Amanda Anderson - Symposium Abstract
Envisioning Africa: Western Perspectives on Imaging Africa
We are living today in a society saturated with images, and revolving around the visual and the ability of a quick glance to teach us all we may ever know about a subject. Images are central to shaping our understanding of the subjects they portray. In the case of Africa, popular understanding of the continent is mediated and constructed by the images we consume in our everyday lives. In my senior research, I focus on three case studies to examine the visual representation of Africa: popular advertisement, Hollywood films and museum sites. Specifically, I argue that these sites of representation make a space for Americans to imagine a relationship between themselves and Africa. These case studies image specific power relations between the two continents, further perpetuating America’s stereotypical view of Africa. Through each of these sites of representation Africa is made accessible to the everyday visual consumer.
To undertake this analysis I refer to the scholarship of historian Curtis Keim, and visual culture scholars Nicholas Mirzoeff, Marita Sturken and Lisa Cartwright. Keim argues that Americans’ pervasive views of Africa may be largely attributed to its representation in western media, while visual culture scholars argue that images are central to shaping our understanding of the subjects they portray.
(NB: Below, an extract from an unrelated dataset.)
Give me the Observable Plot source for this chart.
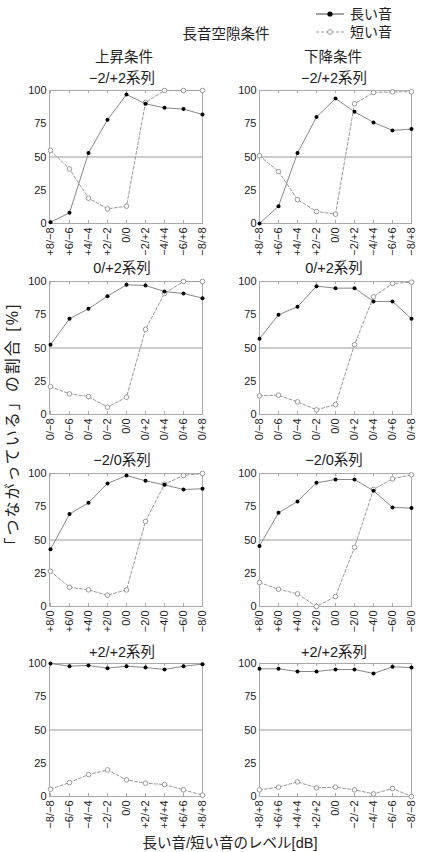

In the case of Africa, popular understanding of the continent is mediated by the images we consume. As visual consumers, we take in images of the continent to shape our perspective, including majestic animals on safari and idyllic scenes depicted on the pages of National Geographic. At the same time, images of poverty, illness and conflict in Africa are frequently pictured in various print and digital media. The pictures of refugees in Darfur and HIV/AIDs victims in South Africa are broadcast on the evening news or covered in Newsweek. For many Americans, popular visual culture is the primary way they learn about Africa, and the message they receive is that Africa needs their help.
In my first section, focusing on the branding of Africa in western visual culture, I examine two subsets within popular advertising that use cause related marketing, (Product) Red and Vanity Fair's Special Issue dedicated to Africa. My summer research focused on this section and my thesis probes the meaning making dynamics of celebrity enfranchisement, redemption through giving, commodity consumption, the photographic framing device and the gaze, and the interplay of text and images. I further incorporate these images into my examination of the place of visual experience in the relationship formed between Africa and the United States. Through visual consumption, America’s buying power and the glamorization of involvement with Africa, Americans are taught that Africa needs our help and that we are in a position to provide it.
My research also examines the imaging of Africa in popular films such as Blood Diamond and Hotel Rwanda. Such representations of Africa present a world of imperialist nostalgia, where the white person conquers the colonial landscape and Africa is imaged as a space of violence and death. Each film presents the west, or western characters, as crucial for the survival of African characters, and thus Africa as a whole. These films serve as informal tools for picturing these inaccessible lands while reinforcing the American visual consumer’s stereotypes about Africa as "the Dark Continent."
My final case study deals with the National Museum of African Art’s permanent “African Vision” exhibit and the permanent exhibit on Africa at Chicago’s Field Museum to explore how these institutions are spaces that further mediate our understanding of Africa and teach us how the exotic lives in our popular imagination. In these authoritative, institutional spaces viewers are treated to Africa’s beautiful and cultural aspects rather than the poverty and conflict represented in my other case studies. It is also important to distinguish that museums serve the public audience and are meant to educate, rather than simply entertain visitors. My analysis draws upon research visits to these museum sites and interviews with a selection of other visitors in order to understand their experience with the exhibitions.
I use these three case studies to examine specific images as critical to mediating and understanding Africa. My analysis also considers how such images, whether popular or educational, provide American visual consumers with spaces to create and envision their relationship with Africa.